The device is Class A and the join request is received by my local ChirpStack server.
Observed problem
During the join procedure the gateway/server sends a Join Accept, but the radio does not receive it because of an early RX timeout — I measured ~16 ms for the RX1 window and ~49 ms for the RX2 window. (see RX1 / RX2 analyzer captures below)
I had configured a 3 s RX timeout via SPI commands. The value I set was 0x02EE00, which equals 192000 steps of 15.625 µs (≈ 3 s). But this doesn't seem to be effective. (SPI command / config capture shown below)
Workaround and result
The issue is removed when I send the command SetLoRaSymbNumTimeout with value 0. After that change the early timeout disappears and the 3 s RX windows are visible on the logic analyzer. (see images showing command and analyzer trace)
Remaining issue
Even though the RX windows are now correct, the device does not connect immediately to the LoRaWAN network. It retries every minute and only successfully joins after about 30 minutes of retries. (retry pattern trace shown below)
Hope this helps!
@leonardomunoz90 thanks for the workaround.

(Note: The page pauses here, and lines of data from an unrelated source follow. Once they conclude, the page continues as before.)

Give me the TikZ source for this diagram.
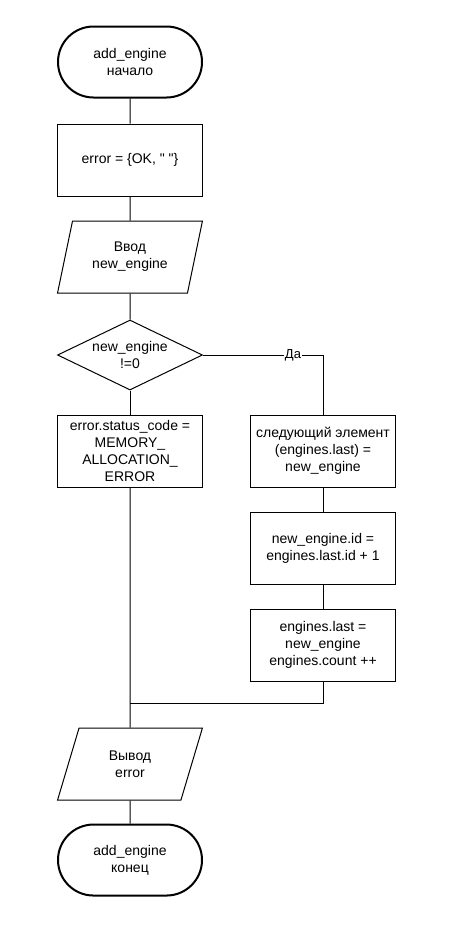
\documentclass[tikz,border=0pt]{standalone}
\usepackage{fontspec}
\setmainfont{Liberation Sans}
\usetikzlibrary{positioning,shapes.misc,shapes.geometric}

\begin{document}
\begin{tikzpicture}[x=1pt,y=1pt,node distance=24pt,line width=1pt,
  every node/.style={font=\fontsize{14}{17}\selectfont,align=center,inner sep=0pt},
  term/.style={draw,rounded rectangle,line width=2pt,minimum width=144pt,minimum height=71pt},
  proc/.style={draw,rectangle,minimum width=145pt,minimum height=72pt},
  io/.style={draw,trapezium,trapezium left angle=71.57,trapezium right angle=108.43,
    trapezium stretches=true,minimum width=145pt,minimum height=72pt},
  cond/.style={draw,diamond,aspect=2,minimum width=145pt,minimum height=70pt}]
	 \useasboundingbox (0,0) rectangle (476,-945);
	 \node[term] (start) at (130,-62) {add\_engine\\начало};
	 \node[proc] (init) [below=25pt of start] {error = \{OK, \textquotedbl\ \textquotedbl\}};
	 \node[io] (input) [below=of init] {Ввод\\new\_engine};
	 \node[cond] (check) [below=26pt of input] {new\_engine\\!=0};
	 \node[proc] (fail) [below=of check] {error.status\_code =\\MEMORY\_\\ALLOCATION\_\\ERROR};
	 \node[proc] (next) [right=47pt of fail] {следующий элемент\\(engines.last) =\\new\_engine};
	 \node[proc] (setid) [below=of next] {new\_engine.id =\\engines.last.id + 1};
	 \node[proc] (setlast) [below=of setid] {engines.last =\\new\_engine\\engines.count ++};
	 \node[io] (output) [below=240pt of fail] {Вывод\\error};
	 \node[term] (stop) [below=23pt of output] {add\_engine\\конец};
	 \coordinate[above=of output.north] (join);

	 \draw (start) -- (init);
	 \draw (init) -- (input);
	 \draw (input) -- (check);
	 \draw (check) -- (fail);
	 \draw (check.east) -| node[pos=0.375,fill=white,inner sep=1pt,font=\fontsize{13}{15}\selectfont] {Да} (next.north);
	 \draw (next) -- (setid);
	 \draw (setid) -- (setlast);
	 \draw (fail) -- (output);
	 \draw (setlast.south) |- (join);
	 \draw (output) -- (stop);
\end{tikzpicture}
\end{document}
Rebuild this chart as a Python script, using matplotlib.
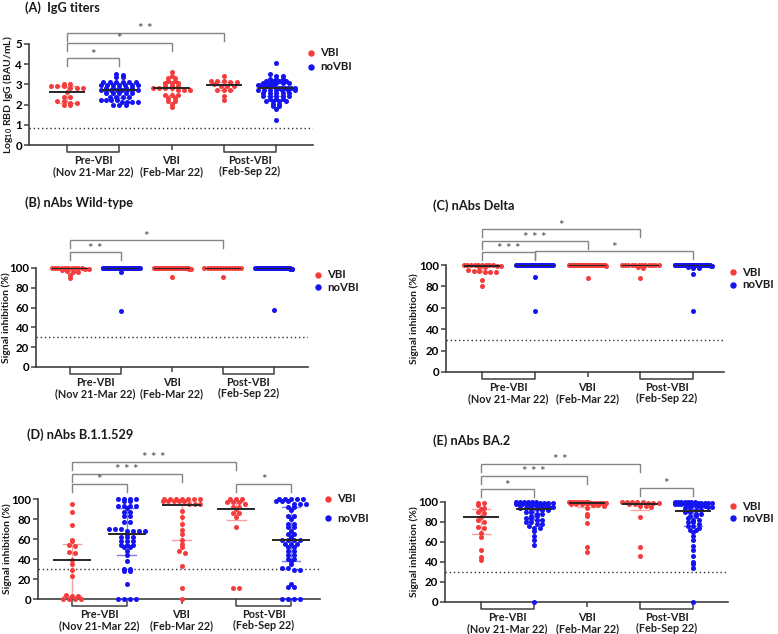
import numpy as np
import matplotlib
matplotlib.use("Agg")
import matplotlib.pyplot as plt
import matplotlib.transforms as mtrans
from matplotlib.lines import Line2D

plt.rcParams['font.family'] = ['Lato', 'DejaVu Sans']
plt.rcParams['mathtext.fontset'] = 'custom'
plt.rcParams['mathtext.rm'] = 'Lato'
plt.rcParams['mathtext.bf'] = 'Lato:bold'

# ------------------------------------------------------------------ data
SERIES = ["VBI", "noVBI"]
GROUP_SERIES = ["VBI", "noVBI", "VBI", "VBI", "noVBI"]
PERIOD_LABELS = ["Pre-VBI\n(Nov 21-Mar 22)", "VBI\n(Feb-Mar 22)", "Post-VBI\n(Feb-Sep 22)"]
PERIOD_POS = [0.5, 2.0, 3.5]

# each group: list of (value, count)
# (A) IgG titers, log10 BAU/mL
A_PRE_VBI = [(3.0, 2), (2.9, 3), (2.8, 3), (2.6, 1), (2.4, 2), (2.2, 2), (2.1, 2), (2.0, 2)]
A_PRE_NOVBI = [(3.5, 1), (3.45, 1), (3.35, 2), (3.1, 6), (2.95, 7), (2.8, 5), (2.7, 8), (2.55, 5),
               (2.4, 4), (2.25, 4), (2.15, 4), (2.0, 3)]
A_VBI = [(3.6, 1), (3.4, 1), (3.3, 2), (3.15, 2), (3.05, 3), (2.9, 3), (2.8, 4), (2.7, 3), (2.5, 3),
         (2.35, 2), (2.2, 2), (2.05, 1), (1.9, 1)]
A_POST_VBI = [(3.4, 1), (3.15, 3), (3.1, 2), (3.0, 1), (2.9, 3), (2.7, 3), (2.45, 1), (2.25, 1)]
A_POST_NOVBI = [(4.05, 1), (3.53, 1), (3.42, 2), (3.28, 3), (3.17, 4), (3.05, 5), (2.95, 6), (2.83, 7),
                (2.7, 7), (2.58, 5), (2.42, 5), (2.3, 3), (2.17, 4), (2.05, 2), (1.95, 2), (1.8, 1), (1.22, 1)]
A_MED = [2.6, 2.7, 2.8, 2.95, 2.8]
A_Q1 = [2.1, 2.35, 2.5, 2.72, 2.45]
A_Q3 = [2.9, 3.05, 3.1, 3.1, 3.05]
A_SIG = [(0, 1, "*", 4.3), (0, 2, "*", 5.05), (0, 3, "* *", 5.55)]
A_THRESHOLD = 0.85

# (B) nAbs Wild-type, signal inhibition %
B_PRE_VBI = [(100, 10), (99, 2), (98, 1), (97, 1), (96, 2), (93, 1), (90, 1)]
B_PRE_NOVBI = [(100, 46), (96, 1), (57, 1)]
B_VBI = [(100, 24), (99, 2), (91, 1)]
B_POST_VBI = [(100, 13), (91, 1)]
B_POST_NOVBI = [(100, 48), (99, 4), (58, 1)]
B_MED = [100, 100, 100, 100, 100]
B_Q1 = [97, 100, 100, 100, 100]
B_Q3 = [100, 100, 100, 100, 100]
B_SIG = [(0, 1, "* *", 116), (0, 3, "*", 128)]

# (C) nAbs Delta
C_PRE_VBI = [(100, 9), (99, 2), (98, 2), (95, 1), (94, 2), (93, 3), (86, 1), (80, 1)]
C_PRE_NOVBI = [(100, 46), (89, 1), (57, 1)]
C_VBI = [(100, 26), (99, 1), (88, 1)]
C_POST_VBI = [(100, 12), (98, 1), (97, 1), (88, 1)]
C_POST_NOVBI = [(100, 46), (99, 2), (98, 1), (97, 2), (92, 1), (57, 1)]
C_MED = [99, 100, 100, 100, 100]
C_Q1 = [93, 100, 100, 99, 99]
C_Q3 = [100, 100, 100, 100, 100]
C_SIG = [(0, 3, "*", 133.5), (0, 2, "* * *", 122), (0, 1, "* * *", 112), (1, 4, "*", 113)]

# (D) nAbs B.1.1.529
D_PRE_VBI = [(95, 1), (87, 1), (74, 1), (59, 1), (58, 1), (54, 1), (53, 1), (47, 1), (46, 1), (39, 1),
             (35, 1), (29, 1), (23, 1), (4, 1), (3, 2), (0, 4)]
D_PRE_NOVBI = [(100, 4), (98, 2), (93, 4), (91, 1), (87, 2), (83, 2), (77, 2), (70, 3), (68, 4), (65, 1),
               (62, 3), (58, 3), (54, 3), (52, 2), (48, 1), (44, 1), (38, 1), (30, 2), (28, 2), (15, 1), (0, 4)]
D_VBI = [(100, 7), (98, 5), (95, 3), (88, 1), (82, 1), (75, 1), (69, 1), (65, 1), (59, 1), (55, 1),
         (52, 1), (48, 1), (46, 1), (33, 1), (11, 1), (0, 1)]
D_POST_VBI = [(100, 3), (97, 3), (95, 1), (92, 2), (90, 1), (86, 2), (82, 1), (72, 1), (11, 2)]
D_POST_NOVBI = [(100, 5), (98, 3), (95, 3), (92, 2), (89, 1), (83, 2), (80, 1), (75, 2), (72, 2), (68, 1),
                (65, 2), (62, 1), (59, 4), (55, 3), (52, 2), (48, 2), (44, 2), (40, 2), (38, 1), (35, 1),
                (31, 2), (29, 2), (15, 1), (12, 2), (0, 4)]
D_MED = [39, 65, 94, 90, 59]
D_Q1 = [3, 44, 59, 79, 38]
D_Q3 = [55, 91, 98, 97, 92]
D_SIG = [(0, 3, "* * *", 137), (0, 2, "* * *", 125), (0, 1, "*", 115), (3, 4, "*", 115)]

# (E) nAbs BA.2
E_PRE_VBI = [(99, 2), (97, 1), (94, 1), (93, 1), (90, 1), (89, 1), (85, 1), (82, 1), (80, 1), (75, 1),
             (74, 1), (69, 1), (65, 1), (52, 1), (45, 1), (42, 1)]
E_PRE_NOVBI = [(100, 6), (99, 4), (98, 4), (97, 3), (96, 3), (95, 2), (94, 2), (93, 2), (92, 2), (90, 2),
               (88, 2), (86, 2), (84, 2), (82, 2), (80, 2), (78, 2), (76, 1), (74, 2), (71, 1), (66, 1),
               (62, 1), (57, 1), (0, 1)]
E_VBI = [(100, 8), (99, 6), (98, 4), (97, 2), (96, 1), (94, 1), (88, 1), (86, 1), (79, 1), (55, 1), (50, 1)]
E_POST_VBI = [(100, 5), (99, 3), (98, 2), (96, 2), (95, 1), (85, 1), (55, 1), (46, 1)]
E_POST_NOVBI = [(100, 7), (99, 5), (98, 4), (97, 3), (96, 3), (95, 2), (94, 2), (92, 2), (90, 2), (88, 2),
                (86, 2), (84, 1), (82, 2), (80, 2), (78, 1), (76, 2), (74, 1), (72, 2), (70, 1), (66, 1),
                (62, 1), (56, 1), (52, 1), (46, 1), (40, 1), (38, 1), (34, 1), (0, 1)]
E_MED = [85, 93, 99, 98.5, 91]
E_Q1 = [68, 82.5, 95, 92.5, 76]
E_Q3 = [93, 98, 100, 100, 98]
E_SIG = [(0, 3, "* *", 138), (0, 2, "* * *", 126), (0, 1, "*", 113), (3, 4, "*", 114)]

NABS_THRESHOLD = 30

# ------------------------------------------------------------------ style
W, H, DPI = 778, 634, 100
COL = {"VBI": "#f43c3c", "noVBI": "#1414f0"}
LIGHT = {"VBI": "#f5a0a0", "noVBI": "#7e7ef2"}
AXCOL = "#404040"
SIGCOL = "#858585"

fig = plt.figure(figsize=(W / DPI, H / DPI), dpi=DPI)


def expand(pairs):
    return np.repeat([p[0] for p in pairs], [p[1] for p in pairs]).astype(float)


def swarm_x(pos, vals, sy, sx, binh, step, maxhalf=18.5):
    top = vals.max()
    rows = np.floor((top - vals) * sy / binh + 0.5).astype(int)
    xs = np.full(len(vals), float(pos))
    for r in np.unique(rows):
        idx = np.where(rows == r)[0]
        n = len(idx)
        if n == 1:
            continue
        d = min(step, 2 * maxhalf / (n - 1))
        off = (np.arange(n) - (n - 1) / 2) * d
        xs[idx] = pos + off / sx
    return xs


def draw_panel(box, gpx, ylim, yticks, groups, med, q1, q3, sig, thr, title, title_xy,
               ylabel, ylabel_x, legend_xy, legend_dy, binh, step):
    l, r, t, b = box
    ax = fig.add_axes([l / W, 1 - b / H, (r - l) / W, (b - t) / H])
    sx = (gpx[1] - gpx[0]) / 4.0
    ax.set_xlim((l - gpx[0]) / sx, (r - gpx[0]) / sx)
    ax.set_ylim(*ylim)
    sy = (b - t) / (ylim[1] - ylim[0])
    for s in ("top", "right"):
        ax.spines[s].set_visible(False)
    for s in ("left", "bottom"):
        ax.spines[s].set_color(AXCOL)
        ax.spines[s].set_linewidth(1.2)
    ax.set_yticks(yticks)
    ax.set_yticklabels([str(v) for v in yticks], fontsize=8.3, fontweight="bold")
    ax.tick_params(axis="y", length=3.5, width=1.1, color=AXCOL, pad=1.5)
    ax.set_xticks([2])
    ax.set_xticklabels([])
    ax.tick_params(axis="x", length=3.5, width=1.1, color=AXCOL)

    for i, pairs in enumerate(groups):
        ser = GROUP_SERIES[i]
        vals = expand(pairs)
        xs = swarm_x(i, vals, sy, sx, binh, step)
        ax.scatter(xs, vals, s=13, color=COL[ser], linewidths=0, zorder=3, clip_on=False)
        # IQR whisker
        ax.plot([i, i], [q1[i], q3[i]], color=LIGHT[ser], lw=1.0, zorder=2, solid_capstyle="butt")
        for q in (q1[i], q3[i]):
            ax.plot([i - 0.17, i + 0.17], [q, q], color=LIGHT[ser], lw=1.0, zorder=2)
        ax.plot([i - 0.33, i + 0.33], [med[i], med[i]], color="#262626", lw=1.4, zorder=4)

    ax.axhline(thr, color="#303030", lw=1.0, linestyle=(0, (1, 2)), zorder=1)

    leg = 8.0 / sy
    for (i, j, lab, y) in sig:
        ax.plot([i, i, j, j], [y - leg, y, y, y - leg], color=SIGCOL, lw=1.0, clip_on=False,
                solid_joinstyle="miter")
        ax.text((i + j) / 2, y - 0.5 / sy, lab, ha="center", va="baseline", fontsize=9.5,
                color="#4a4a4a")

    # group brackets below x-axis
    tr = mtrans.blended_transform_factory(ax.transData, ax.transAxes)
    dy = 7.0 / (b - t)
    for (i, j) in ((0, 1), (3, 4)):
        ax.plot([i, i, j, j], [0, -dy, -dy, 0], color=AXCOL, lw=1.1, transform=tr, clip_on=False)
    for p, lab in zip(PERIOD_POS, PERIOD_LABELS):
        ax.text(p, -10.0 / (b - t), lab, transform=tr, ha="center", va="top", fontsize=7.8,
                fontweight="bold", linespacing=1.0, color="#202020")

    fig.text(title_xy[0] / W, 1 - title_xy[1] / H, title, fontsize=9.2, fontweight="bold",
             va="center", ha="left", color="#1a1a1a")
    fig.text(ylabel_x / W, 1 - (t + b) / 2 / H, ylabel, rotation=90, ha="center", va="center",
             fontsize=7.5, fontweight="bold", color="#1a1a1a")

    mx, my = legend_xy
    for k, ser in enumerate(SERIES):
        yy = 1 - (my + k * legend_dy) / H
        fig.add_artist(Line2D([mx / W], [yy], marker="o", ms=3.6, color=COL[ser], linestyle="none",
                              transform=fig.transFigure))
        fig.text((mx + 9) / W, yy, ser, ha="left", va="center", fontsize=8.2, fontweight="bold",
                 color="#1a1a1a")
    return ax


NABS_TICKS = [0, 20, 40, 60, 80, 100]
SIG_LABEL = "Signal inhibition (%)"

draw_panel((29, 313, 44, 145), (67, 276), (0, 5), [0, 1, 2, 3, 4, 5],
           [A_PRE_VBI, A_PRE_NOVBI, A_VBI, A_POST_VBI, A_POST_NOVBI], A_MED, A_Q1, A_Q3, A_SIG,
           A_THRESHOLD, "(A)  IgG titers", (25, 8), r"Log$_{\mathbf{10}}$ RBD IgG (BAU/mL)", 8,
           (311, 53), 14, 2.9, 6.5)

draw_panel((36, 308, 268, 367), (70, 274), (0, 100), NABS_TICKS,
           [B_PRE_VBI, B_PRE_NOVBI, B_VBI, B_POST_VBI, B_POST_NOVBI], B_MED, B_Q1, B_Q3, B_SIG,
           NABS_THRESHOLD, "(B) nAbs Wild-type", (25, 203), SIG_LABEL, 6, (318, 275), 12, 3.5, 5.5)

draw_panel((446, 724, 265, 372), (482, 693), (0, 100), NABS_TICKS,
           [C_PRE_VBI, C_PRE_NOVBI, C_VBI, C_POST_VBI, C_POST_NOVBI], C_MED, C_Q1, C_Q3, C_SIG,
           NABS_THRESHOLD, "(C) nAbs Delta", (433, 206), SIG_LABEL, 414, (733, 272), 13, 3.5, 5.5)

draw_panel((38, 320, 499, 599), (72, 291), (0, 100), NABS_TICKS,
           [D_PRE_VBI, D_PRE_NOVBI, D_VBI, D_POST_VBI, D_POST_NOVBI], D_MED, D_Q1, D_Q3, D_SIG,
           NABS_THRESHOLD, "(D) nAbs B.1.1.529", (27, 435), SIG_LABEL, 7, (328, 499), 19, 3.5, 6.0)

draw_panel((445, 728, 502, 602), (481, 693), (0, 100), NABS_TICKS,
           [E_PRE_VBI, E_PRE_NOVBI, E_VBI, E_POST_VBI, E_POST_NOVBI], E_MED, E_Q1, E_Q3, E_SIG,
           NABS_THRESHOLD, "(E) nAbs BA.2", (433, 441), SIG_LABEL, 414, (733, 506), 12, 3.5, 5.5)

fig.savefig("out.png", dpi=DPI, facecolor="white")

I had the exact same problem. Sometimes the device was able to join the network depending on the timing of SPI commands to configure RX (some delay or serial print to debug made it work sometimes). Even if the timing was absolute right for join to happen, following confirmed uplinks failed to receive ack due to the same problem (premature timeout). In my case, the response of SX126X_GET_IRQ_STATUS was Read CMD 0x12: data_len=2 data=0x02 0x00 , what indicates that the IRQ was triggered due to RAL_IRQ_CAD_OK, but it doesn't make sense in RX context.